As you look up the hill, you can see Peter C. L'Enfant's 1791 plan for Washington ended up here in front of you at Boundary Avenue, now Florida Avenue. Back then, when people walked or rode in horse-drawn vehicles, it was hard to climb this steep ridge. Once electric streetcars appeared in the 1880s, climbing hills was easier, so city dwellers began moving up this hill.

Beginning in 1887, Mary Foote Henderson, wife of Missouri Senator John B. Henderson, created a new community here for the wealthy and powerful. She purchased much of this area and built herself a castle-like mansion on this side of 16th Street. After she failed to persuade the U.S. Government to move the White House here, she did persuade it to set aside land for Meridian Hill Park (also known as Malcolm X Park). She hired noted architects to design a series of elaborate mansions. The French, Spanish, Mexican, Cuban and Polish embassies moved in, and a number of embassies remain today.

After Mrs. Henderson's death in 1931, her castle became apartments and later a noisy after-hours club.
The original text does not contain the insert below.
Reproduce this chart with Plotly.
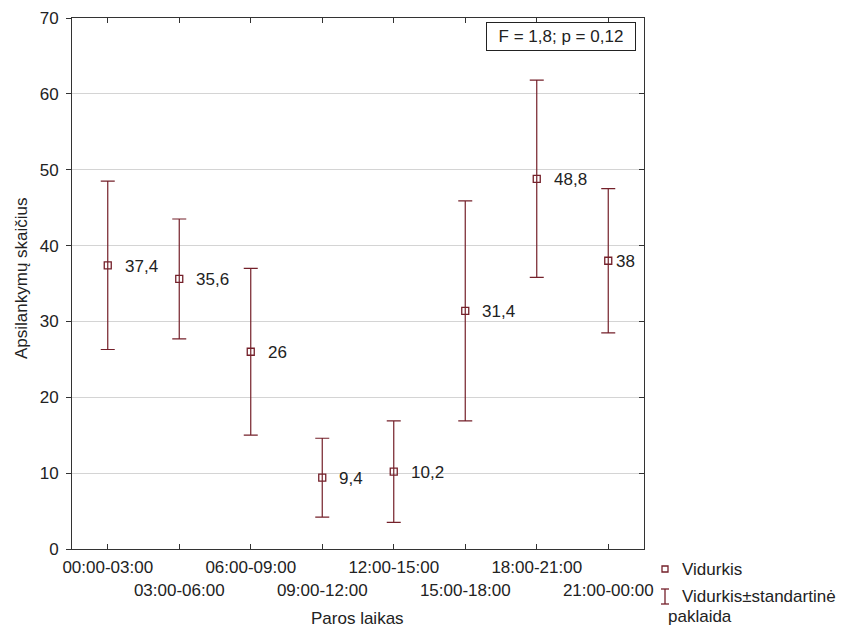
import plotly.graph_objects as go

# Visits per time-of-day interval: mean and standard error
periods = ["00:00-03:00", "03:00-06:00", "06:00-09:00", "09:00-12:00",
           "12:00-15:00", "15:00-18:00", "18:00-21:00", "21:00-00:00"]
means = [37.4, 35.6, 26.0, 9.4, 10.2, 31.4, 48.8, 38.0]
std_err = [11.1, 7.9, 11.0, 5.2, 6.7, 14.5, 13.0, 9.5]
stat_text = "F = 1,8; p = 0,12"
x_title = "Paros laikas"
y_title = "Apsilankymų skaičius"

W, H = 846, 629
L, R, T, B = 72, 644, 18, 549   # plot frame in pixels
RED = "#74202a"
FONT = "Liberation Sans, Arial, sans-serif"
FS = 17
TXT = "#222222"
font = dict(family=FONT, size=FS, color=TXT)


def px(x):
    return (x - L) / (R - L)


def py(y):
    return (B - y) / (B - T)


def fmt(v):
    s = f"{v:.1f}".rstrip("0").rstrip(".")
    return s.replace(".", ",")


xs = list(range(len(periods)))
ticktext = [p if i % 2 == 0 else "<br>" + p for i, p in enumerate(periods)]

fig = go.Figure()
fig.add_trace(go.Scatter(
    x=xs, y=means, mode="markers",
    marker=dict(symbol="square-open", size=7, color=RED, line=dict(width=1.3, color=RED)),
    error_y=dict(type="data", array=std_err, visible=True, color=RED, thickness=1.2, width=7),
    showlegend=False, hoverinfo="skip",
))
# invisible trace on a mirrored y axis so the right frame carries inward ticks
fig.add_trace(go.Scatter(x=[0], y=[0], yaxis="y2", mode="markers",
                         marker=dict(opacity=0), showlegend=False, hoverinfo="skip"))

annotations = []
for i, (x, m) in enumerate(zip(xs, means)):
    shift = 6 if i == len(xs) - 1 else 15
    annotations.append(dict(x=x, y=m, xref="x", yref="y", text=fmt(m), showarrow=False,
                            xanchor="left", yanchor="middle", xshift=shift, yshift=-1,
                            font=font))

annotations.append(dict(x=px(636), y=py(36), xref="paper", yref="paper", text=stat_text,
                        showarrow=False, xanchor="right", yanchor="middle", font=font,
                        width=140, align="center",
                        bordercolor="#222222", borderwidth=1, borderpad=4, bgcolor="white"))

# axis titles
annotations += [
    dict(x=px(357), y=py(618), xref="paper", yref="paper", text=x_title, showarrow=False,
         xanchor="center", yanchor="middle", font=font),
    dict(x=px(21), y=py(278), xref="paper", yref="paper", text=y_title, showarrow=False,
         xanchor="center", yanchor="middle", textangle=-90, font=font),
]

# legend entries
annotations += [
    dict(x=px(680), y=py(569), xref="paper", yref="paper", text="Vidurkis",
         showarrow=False, xanchor="left", yanchor="middle", font=font),
    dict(x=px(680), y=py(596), xref="paper", yref="paper", text="Vidurkis±standartinė",
         showarrow=False, xanchor="left", yanchor="middle", font=font),
    dict(x=px(666), y=py(616), xref="paper", yref="paper", text="paklaida",
         showarrow=False, xanchor="left", yanchor="middle", font=font),
]

shapes = [
    dict(type="rect", xref="paper", yref="paper", x0=px(662), x1=px(668), y0=py(566), y1=py(572),
         line=dict(color=RED, width=1.3)),
    dict(type="line", xref="paper", yref="paper", x0=px(665), x1=px(665), y0=py(589), y1=py(604),
         line=dict(color=RED, width=1.3)),
    dict(type="line", xref="paper", yref="paper", x0=px(661), x1=px(669), y0=py(589), y1=py(589),
         line=dict(color=RED, width=1.3)),
    dict(type="line", xref="paper", yref="paper", x0=px(661), x1=px(669), y0=py(604), y1=py(604),
         line=dict(color=RED, width=1.3)),
]

fig.update_layout(
    width=W, height=H,
    margin=dict(l=L, r=W - R, t=T, b=H - B, autoexpand=False),
    paper_bgcolor="white", plot_bgcolor="white",
    font=font,
    xaxis=dict(
        range=[-0.5, len(periods) - 0.5], tickmode="array", tickvals=xs, ticktext=ticktext,
        tickangle=0, automargin=False, ticklabelstandoff=3,
        ticks="inside", ticklen=5, tickcolor="#333333", showgrid=False, zeroline=False,
        showline=True, linecolor="#333333", linewidth=1, mirror="ticks",
        tickfont=font,
    ),
    yaxis=dict(
        range=[0, 70], dtick=10, ticks="outside", ticklen=5, tickcolor="#333333", automargin=False,
        showgrid=True, gridcolor="#d4d4d4", gridwidth=1, zeroline=False,
        showline=True, linecolor="#333333", linewidth=1, mirror=True,
        tickfont=font, ticklabelstandoff=4,
    ),
    yaxis2=dict(
        range=[0, 70], dtick=10, overlaying="y", side="right", ticks="inside", ticklen=5,
        tickcolor="#333333", showticklabels=False, showgrid=False, zeroline=False, showline=False,
    ),
    annotations=annotations,
    shapes=shapes,
)

fig.write_html("out.html")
A sleepless neighbor, Washington Post publisher Eugene Meyer, bought the castle and eventually razed it, but left a memento: the brownstone walls of Beekman Place, ahead on the left.

Across the street is the Roosevelt, constructed in 1919 as a fine apartment-hotel. Its name honors President Theodore Roosevelt. Mrs. Henderson successfully fought to limit the building's height, so it wouldn't block views of the city from the park.